Sarah Lois Vaughan (27 maart 1924 – 3 april 1990) was een Amerikaanse jazzzangeres, die samen met Billie Holiday en Ella Fitzgerald tot de grootsten in haar genre wordt gerekend.
Vaughans ouders waren beiden muzikanten; zij begon met zingen in kerkkoren. Haar deelname aan talentenjachten trok de aandacht van Earl Hines bij wiens big band ze begin jaren 40 van de 20e eeuw zangeres werd. Al snel ging ze werken met Billy Eckstine. Eckstine en Vaughan werkten vervolgens enige tijd samen met Dizzy Gillespie en Art Blakey maar in 1945 ging Vaughan solo optreden. Bekende nummers uit die periode zijn Tenderly, Lover man en It's Magic. Vaughan bleef platen uitbrengen en optreden tot de vroege jaren 80 en werkte met grootheden als Miles Davis en Quincy Jones

woensdag 2 april 2014

Serge Gainsbourg

Op 2 Maart 1991 wordt, nadat zijn huis in Parijs door de brandweer is opengebroken, het ontzielde lichaam van Serge Gainsbourg gevonden. Serge Gainsbourg wordt op 2 April 1928 in Parijs, Frankrijk geboren.

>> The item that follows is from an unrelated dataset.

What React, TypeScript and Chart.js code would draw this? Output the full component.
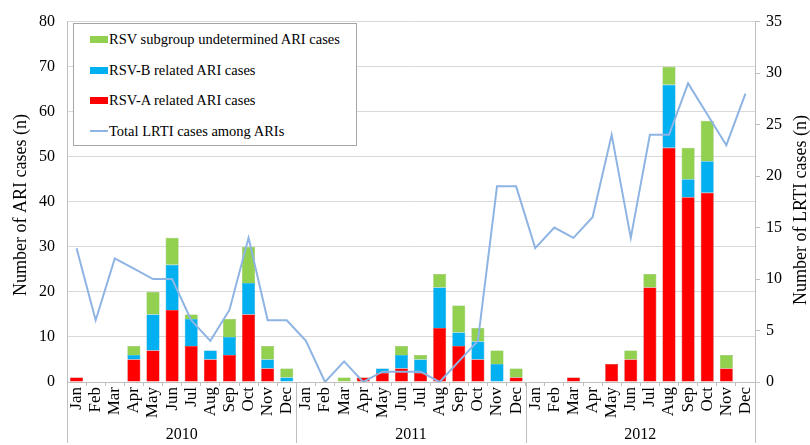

Gainsbourg wordt liever kunstschilder, maar maakt naam als dichter, zanger, componist, acteur en regisseur. Met Charles Trenet en Charles Aznavour hoort hij bij de allergrootsten van het Chanson. La Javanaise geldt misschien wel als zijn mooiste lied, hoewel veel mensen ook goede herinneringen hebben aan Couleur Cafe. Serge Gainsbourg is ook de componist van Poupee De Cire, Poupee De Son, waarmee France Gall voor Luxemburg het Eurovisiesongfestival wint. Gainsbourg maakt soms wel erg gemakkelijke nummertjes, soms tegen zijn eigen zin, en critici vinden dat hij zijn grote talent vaak niet gebruikt. Hij schrijft ondermeer nummers voor Claude Francois, Brigitte Bardot, Petula Clark, Johnny Hallyday en Vanessa Paradis).

Zijn grootste hit is in 1969 het erotische Je T'aime, Moi Non Plus, in duo met Jane Birkin. Gainsbourg heeft het eigenlijk eerder al met Brigitte Bardot willen uitgeven, maar die vreest te veel ophef. Bardot krijgt gelijk, het Vaticaan doet het lied in de ban. In Groot-Brittannie en andere landen wordt Je T'aime, Moi Non Plus nummer 1 op de hitlijsten. In Nederland bereikt de single de vierde plaats in de Nederlandse Top 40. Legendarisch is zijn dronken optreden in een tv-programma van Michel Drücker, waarin hij herhaaldelijk "I want to fuck you" zegt tegen Whitney Houston. Die verstaat hem amper, waarop Drücker wanhopig de zaak probeerd te redden met een vrije vertaling: 'Hij zegt dat hij u aardig vindt'. Maar wanneer Whitney Houston de zanger uiteindelijk wel verstaat (hij gaat maar door), is de boot aan. Serge Gainsbourh is 62 jaar geworden. Vijftien jaar na zijn dood, op 2 Maart 2006 herdenkt platenfirma Universal zijn overlijden met acht uitgaven, waaronder de CD Monsieur Gainsbourg Revisited, met versies van zijn nummers door ondermeer Franz Ferdinand, Placebo, Portishead, Marianne Faithfull en Cat Power. De honderd mooiste liedjes worden in de box Les 100 Plus Belles Chansons De Serge Gainsbourg uitgegeven.